According to the constitution, the ministers for defense, border and interior affairs would be appointed directly by the army chief. This meant that the military and police remained under the generals' control.
"As they set the rules, it was safe to hold the election," said Bertil Lintner, a journalist and author who wrote one of the first books on the 1988 uprising, called "8.8.88," referring to the start of the movement on August 8, 1988.
The election finally took place in 2010. Suu Kyi's NLD boycotted the elections, rejecting the constitution as undemocratic. Meanwhile, the military generals took off their uniforms and presented themselves as civilian rulers, winning almost all seats in parliament.
Further reforms followed and finally, in 2015, the NLD agreed to participate in the general election under the same conditions as in 2010. As expected, the NLD won the elections and Suu Kyi became "State Councilor," an office as important as that of prime minister's.
The international media hailed the 2015 elections as a victory for democracy. Soon after the polls, the West lifted its sanctions on Myanmar. But analysts like Lintner believe that although the 2008 constitution opened up the country to some extent, the real power was never transferred to the elected government. "The NLD won the 2015 election but is not in power," he said.
Zöllner shares the same view, but says that most people in Myanmar, who supported the 1988 democratic movement, feel the situation today is better than what it was in the late 1980s and 1990s.
Lintner believes the NLD is not being assertive enough despite the fact that there is space for it to exert more pressure on the military.
"People expected them to do more than what they have done since they won the 2015 election. Instead, they retreated into a bubble, and it doesn't seem they will be able to come out of it," Lintner said.
To explain his point, Lintner cites the example of the ongoing Rohingya refugee crisis in Myanmar's Rakhine state. Last year, the military reacted to deadly attacks by Muslim insurgents by launching massive military operations in the area, which forced more than 500,000 Rohingyas to flee to neighboring Bangladesh.

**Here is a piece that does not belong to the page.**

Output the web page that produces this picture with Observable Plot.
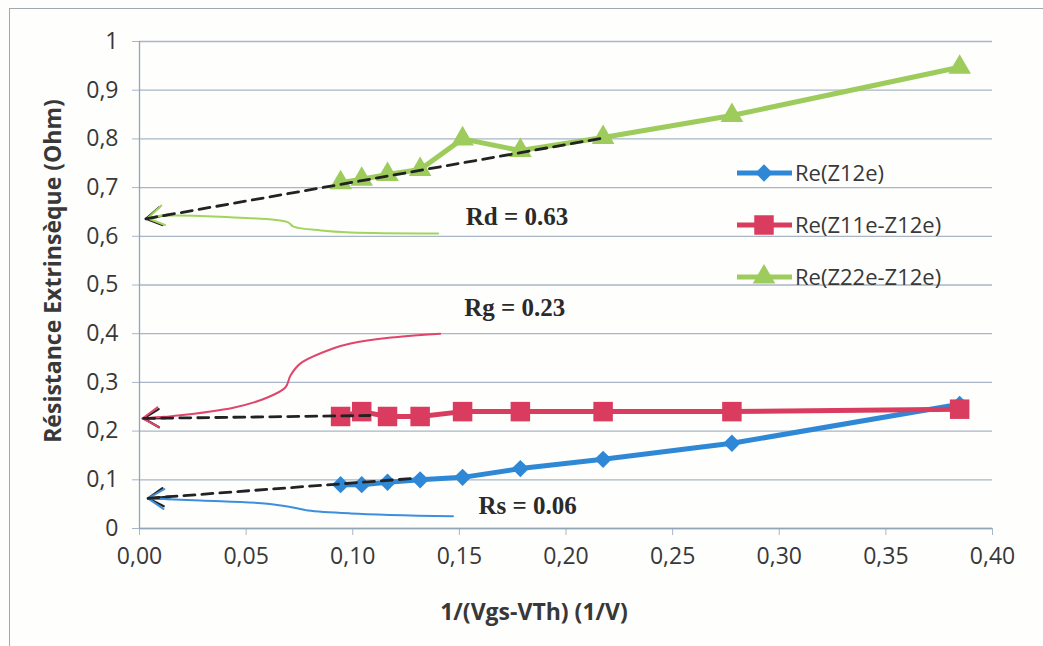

The United Nations described it as "ethnic cleansing" of Rohingya Muslims.
The NLD has remained largely invisible during the conflict.
Although Lintner is convinced that the NLD would not have been able to confront the military over the Rohingya issue, he says it could have at least responded to the humanitarian crisis. Also, Suu Kyi could have visited Rakhine and met with local politicians and those who were affected by the conflict. According to Lintner, this is just one example of the NLD's inability to govern the country.
Since the "perceived victory" of democracy in Myanmar, the West has also become more active in the country, enhancing development cooperation and promoting democracy. But both Zöllner and Lintner say the West's influence on Myanmar is limited.
"The West can preach democracy to Myanmar, but it will not change anything unless the impetus for democracy comes from within the country," Lintner said, adding that he does not see it happening anytime soon.